§ **What needs to be done**: Return precisely the span of lines from the top of the material below to the line containing "const tickValues = [-1.0, -0.5, 0.0, 0.5, 1.0];", both included. Pictures are excluded.

§ **Data provided**:
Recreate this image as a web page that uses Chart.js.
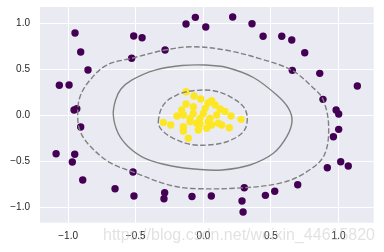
<!DOCTYPE html>
<html><head><meta charset="utf-8">
<script src="https://cdn.jsdelivr.net/npm/chart.js@4/dist/chart.umd.min.js"></script>
<style>html,body{margin:0;padding:0;background:#fff}#wrap{width:384px;height:252px}</style>
</head><body><div id="wrap"><canvas id="c" width="384" height="252"></canvas></div>
<script>
const tickValues = [-1.0, -0.5, 0.0, 0.5, 1.0];

const purpleX = [-0.128,-0.949,-0.515,-0.453,-0.907,-0.283,-0.530,-0.853,-1.065,-0.993,-0.956,-0.936,-0.907,
  -0.059,0.018,0.217,0.360,0.442,0.580,0.654,0.750,0.658,0.861,1.139,0.885,0.982,1.001,
  -1.089,-0.951,-0.969,-0.892,-0.520,-0.653,-0.513,-0.286,-0.291,-0.084,
  0.059,0.303,0.286,0.294,0.459,0.528,0.698,0.917,1.016,1.072,0.962,1.001];
const purpleY = [0.993,0.895,0.863,0.844,0.688,0.710,0.620,0.492,0.326,0.329,0.057,0.071,-0.129,
  1.066,0.961,1.070,0.997,0.861,0.861,0.819,0.681,0.489,0.456,0.318,0.173,0.057,0.013,
  -0.419,-0.426,-0.510,-0.706,-0.619,-0.801,-0.880,-0.844,-0.910,-0.886,
  -0.880,-0.790,-0.935,-1.054,-0.873,-0.829,-0.757,-0.572,-0.507,-0.553,-0.234,-0.154];

const yellowX = [-0.128,-0.019,0.062,-0.160,-0.074,0.013,0.124,0.205,0.279,-0.296,-0.241,-0.148,-0.098,-0.024,0.050,
  0.099,0.111,0.062,0.136,0.192,-0.148,-0.148,-0.037,0.025,-0.111,-0.074,0.000,0.037,-0.049,-0.098,
  0.035,0.087,-0.128,-0.195,-0.069,0.160,-0.024];
const yellowY = [0.256,0.176,0.158,0.057,0.093,0.075,0.068,-0.009,-0.045,-0.078,-0.107,0.002,-0.034,-0.034,-0.034,
  0.002,-0.088,-0.107,-0.107,-0.136,-0.125,-0.172,-0.161,-0.143,-0.251,0.020,0.020,-0.070,-0.088,-0.070,
  0.133,0.111,0.122,-0.009,0.209,0.040,-0.096];

// decision boundary (level 0), closed loop
const boundaryX = [-0.666,-0.649,-0.609,-0.530,-0.357,-0.160,0.013,0.173,0.370,0.543,0.629,0.656,0.617,0.518,0.345,0.138,-0.024,-0.234,-0.431,-0.555,-0.631];
const boundaryY = [0.002,0.166,0.285,0.383,0.492,0.541,0.547,0.520,0.411,0.220,0.078,-0.063,-0.234,-0.415,-0.542,-0.597,-0.592,-0.553,-0.469,-0.343,-0.194];
// outer margin (level -1), closed loop
const outerX = [-0.929,-0.912,-0.838,-0.714,-0.530,-0.283,-0.084,0.163,0.410,0.656,0.804,0.885,0.927,0.891,0.754,0.582,0.303,-0.084,-0.271,-0.518,-0.690,-0.838,-0.912];
const outerY = [0.002,0.202,0.383,0.547,0.620,0.710,0.746,0.710,0.620,0.489,0.310,0.173,-0.129,-0.444,-0.626,-0.735,-0.790,-0.798,-0.753,-0.619,-0.517,-0.336,-0.172];
// inner margin (level +1), closed loop
const innerX = [-0.333,-0.296,-0.197,-0.074,0.074,0.197,0.296,0.325,0.296,0.173,0.025,-0.098,-0.222,-0.308];
const innerY = [-0.071,0.111,0.220,0.267,0.267,0.202,0.093,-0.034,-0.180,-0.289,-0.325,-0.317,-0.252,-0.161];

const pts = (xs, ys) => xs.map((x, i) => ({x: x, y: ys[i]}));

const bgPlugin = {
  id: 'bg',
  afterDatasetUpdate(chart, args) {
    const ds = chart.data.datasets[args.index];
    if (ds.closed) {
      const line = chart.getDatasetMeta(args.index).dataset;
      if (line) { line._loop = true; line._fullLoop = true; }
    }
  },
  beforeDraw(chart) {
    const {ctx, chartArea: a} = chart;
    ctx.save();
    ctx.fillStyle = '#eaeaf2';
    ctx.fillRect(a.left, a.top, a.right - a.left, a.bottom - a.top);
    ctx.restore();
  },
  afterDraw(chart) {
    const ctx = chart.ctx;
    ctx.save();
    ctx.font = '17px "Liberation Sans", sans-serif';
    ctx.fillStyle = 'rgba(190,190,190,0.45)';
    ctx.textBaseline = 'middle';
    ctx.textAlign = 'left';
    ctx.fillText('https://blog.csdn.net/weixin_44615820', 103, 235, 272);
    ctx.restore();
  }
};

const fmt = v => v.toFixed(1).replace('-', '\u2212');
const lineDs = (xs, ys, dash) => ({
  data: pts(xs, ys), showLine: true, closed: true, pointRadius: 0, borderColor: '#808080',
  borderWidth: 1.4, borderDash: dash, tension: 0.35, fill: false, order: 0
});
const tickFont = {size: 10, family: '"Liberation Sans", Arial, sans-serif'};

new Chart(document.getElementById('c'), {
  type: 'scatter',
  data: {
    datasets: [
      {data: pts(purpleX, purpleY), backgroundColor: '#440154', borderWidth: 0, pointRadius: 3.7, order: 2},
      {data: pts(yellowX, yellowY), backgroundColor: '#fde725', borderWidth: 0, pointRadius: 3.7, order: 1},
      lineDs(outerX, outerY, [5.5, 2.4]),
      lineDs(boundaryX, boundaryY, []),
      lineDs(innerX, innerY, [5.5, 2.4])
    ]
  },
  options: {
    responsive: false, animation: false, devicePixelRatio: 1,
    layout: {padding: {left: 0, top: 7, right: 10.3, bottom: 0}},
    plugins: {legend: {display: false}, tooltip: {enabled: false}},
    scales: {
      x: {
        type: 'linear', min: -1.208, max: 1.260,
        afterBuildTicks: s => { s.ticks = tickValues.map(v => ({value: v})); },
        afterFit: s => { s.height = 29.3; s.paddingLeft = 0; s.paddingRight = 0; },
        grid: {color: '#ffffff', lineWidth: 1, drawTicks: false},
        border: {display: false},
        ticks: {padding: 8, color: '#262626', font: tickFont, callback: v => fmt(v)}
      },
      y: {
        type: 'linear', min: -1.171, max: 1.179,
        afterBuildTicks: s => { s.ticks = tickValues.map(v => ({value: v})); },
        afterFit: s => { s.width = 40; s.paddingTop = 0; s.paddingBottom = 0; },
        grid: {color: '#ffffff', lineWidth: 1, drawTicks: false},
        border: {display: false},
        ticks: {padding: 10, color: '#262626', font: tickFont, callback: v => fmt(v)}
      }
    }
  },
  plugins: [bgPlugin]
});
</script></body></html>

§ **Written response**:
Recreate this image as a web page that uses Chart.js.
<!DOCTYPE html>
<html><head><meta charset="utf-8">
<script src="https://cdn.jsdelivr.net/npm/chart.js@4/dist/chart.umd.min.js"></script>
<style>html,body{margin:0;padding:0;background:#fff}#wrap{width:384px;height:252px}</style>
</head><body><div id="wrap"><canvas id="c" width="384" height="252"></canvas></div>
<script>
const tickValues = [-1.0, -0.5, 0.0, 0.5, 1.0];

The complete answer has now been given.